REQUIREMENTS: Every entry below should be transcribed exactly; pictures stay out of the copy.

* start RECORDS FOR THIS EXERCISE *

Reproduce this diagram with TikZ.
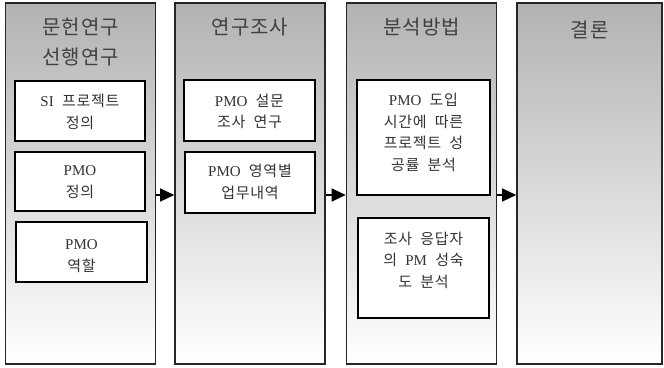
\documentclass[tikz,border=0pt]{standalone}
\usepackage{fontspec}
\setmainfont{Liberation Serif}
\newfontfamily\kr{Noto Sans CJK KR}[LetterSpace=5,WordSpace=2]
\usetikzlibrary{arrows.meta,calc}
\newcommand\lt[1]{{\rmfamily #1}}
\begin{document}
\begin{tikzpicture}[x=1pt,y=-1pt,
  colbox/.style={draw=black!85,line width=1.6pt,top color=black!30,bottom color=white,
    minimum width=150pt,minimum height=361pt,inner sep=0pt},
  head/.style={font=\kr\fontsize{20}{30}\selectfont,text=black!75,align=center,inner sep=0pt},
  inbox/.style={draw=black,line width=1.6pt,fill=white,inner sep=0pt},
  intext/.style={font=\kr\fontsize{15}{21.5}\selectfont,text=black!80,align=center,inner sep=0pt},
  flow/.style={line width=1.2pt,draw=black,-{Triangle[length=14pt,width=13pt]}}]
\useasboundingbox (0,0) rectangle (664,367);
% columns
\node[colbox] (c1) at (80.5,183.5) {};
\node[colbox] (c2) at (250,183.5) {};
\node[colbox] (c3) at (421.5,183.5) {};
\node[colbox,minimum width=145pt] (c4) at (589.5,183.5) {};
% headers
\node[head] (h1) at (80.5,42) {문헌연구\\선행연구};
\node[head] (h2) at (250,27) {연구조사};
\node[head] (h3) at (421.5,27) {분석방법};
\node[head] (h4) at (589.5,30) {결론};
% inner boxes
\node[inbox,minimum width=130pt,minimum height=60pt] (b11) at (80,111) {};
\node[inbox,minimum width=130pt,minimum height=59pt] (b12) at (80,181.5) {};
\node[inbox,minimum width=131pt,minimum height=60pt] (b13) at (81.5,252) {};
\node[inbox,minimum width=131pt,minimum height=61pt] (b21) at (249.5,110.5) {};
\node[inbox,minimum width=130pt,minimum height=61pt] (b22) at (250,182.5) {};
\node[inbox,minimum width=133pt,minimum height=115pt] (b31) at (423.5,137.5) {};
\node[inbox,minimum width=131pt,minimum height=100pt] (b32) at (423.5,268) {};
% texts
\node[intext] (t11) at (80,112) {\lt{SI} 프로젝트\\정의};
\node[intext] (t12) at (80,182) {\lt{PMO}\\정의};
\node[intext] (t13) at (81.5,256) {\lt{PMO}\\역할};
\node[intext] (t21) at (249.5,111.5) {\lt{PMO} 설문\\조사 연구};
\node[intext] (t22) at (250,182) {\lt{PMO} 영역별\\업무내역};
\node[intext] (t31) at (423.5,132.5) {\lt{PMO} 도입\\시간에 따른\\프로젝트 성\\공률 분석};
\node[intext] (t32) at (423.5,260) {조사 응답자\\의 \lt{PM} 성숙\\도 분석};
% arrows
\coordinate (ay) at (0,195);
\draw[flow] (c1.east |- ay) -- (c2.west |- ay);
\draw[flow] (c2.east |- ay) -- (c3.west |- ay);
\draw[flow] (c3.east |- ay) -- (c4.west |- ay);
\end{tikzpicture}
\end{document}
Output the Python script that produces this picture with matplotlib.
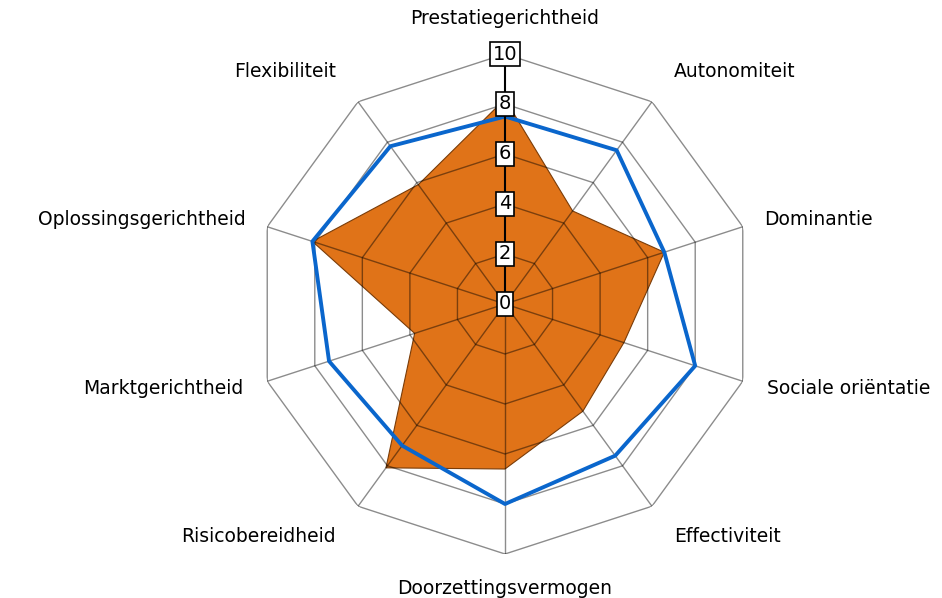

* end RECORDS FOR THIS EXERCISE *

FULL OUTPUT:
Reproduce this diagram with TikZ.
\documentclass[tikz,border=0pt]{standalone}
\usepackage{fontspec}
\setmainfont{Liberation Serif}
\newfontfamily\kr{Noto Sans CJK KR}[LetterSpace=5,WordSpace=2]
\usetikzlibrary{arrows.meta,calc}
\newcommand\lt[1]{{\rmfamily #1}}
\begin{document}
\begin{tikzpicture}[x=1pt,y=-1pt,
  colbox/.style={draw=black!85,line width=1.6pt,top color=black!30,bottom color=white,
    minimum width=150pt,minimum height=361pt,inner sep=0pt},
  head/.style={font=\kr\fontsize{20}{30}\selectfont,text=black!75,align=center,inner sep=0pt},
  inbox/.style={draw=black,line width=1.6pt,fill=white,inner sep=0pt},
  intext/.style={font=\kr\fontsize{15}{21.5}\selectfont,text=black!80,align=center,inner sep=0pt},
  flow/.style={line width=1.2pt,draw=black,-{Triangle[length=14pt,width=13pt]}}]
\useasboundingbox (0,0) rectangle (664,367);
% columns
\node[colbox] (c1) at (80.5,183.5) {};
\node[colbox] (c2) at (250,183.5) {};
\node[colbox] (c3) at (421.5,183.5) {};
\node[colbox,minimum width=145pt] (c4) at (589.5,183.5) {};
% headers
\node[head] (h1) at (80.5,42) {문헌연구\\선행연구};
\node[head] (h2) at (250,27) {연구조사};
\node[head] (h3) at (421.5,27) {분석방법};
\node[head] (h4) at (589.5,30) {결론};
% inner boxes
\node[inbox,minimum width=130pt,minimum height=60pt] (b11) at (80,111) {};
\node[inbox,minimum width=130pt,minimum height=59pt] (b12) at (80,181.5) {};
\node[inbox,minimum width=131pt,minimum height=60pt] (b13) at (81.5,252) {};
\node[inbox,minimum width=131pt,minimum height=61pt] (b21) at (249.5,110.5) {};
\node[inbox,minimum width=130pt,minimum height=61pt] (b22) at (250,182.5) {};
\node[inbox,minimum width=133pt,minimum height=115pt] (b31) at (423.5,137.5) {};
\node[inbox,minimum width=131pt,minimum height=100pt] (b32) at (423.5,268) {};
% texts
\node[intext] (t11) at (80,112) {\lt{SI} 프로젝트\\정의};
\node[intext] (t12) at (80,182) {\lt{PMO}\\정의};
\node[intext] (t13) at (81.5,256) {\lt{PMO}\\역할};
\node[intext] (t21) at (249.5,111.5) {\lt{PMO} 설문\\조사 연구};
\node[intext] (t22) at (250,182) {\lt{PMO} 영역별\\업무내역};
\node[intext] (t31) at (423.5,132.5) {\lt{PMO} 도입\\시간에 따른\\프로젝트 성\\공률 분석};
\node[intext] (t32) at (423.5,260) {조사 응답자\\의 \lt{PM} 성숙\\도 분석};
% arrows
\coordinate (ay) at (0,195);
\draw[flow] (c1.east |- ay) -- (c2.west |- ay);
\draw[flow] (c2.east |- ay) -- (c3.west |- ay);
\draw[flow] (c3.east |- ay) -- (c4.west |- ay);
\end{tikzpicture}
\end{document}
Output the Python script that produces this picture with matplotlib.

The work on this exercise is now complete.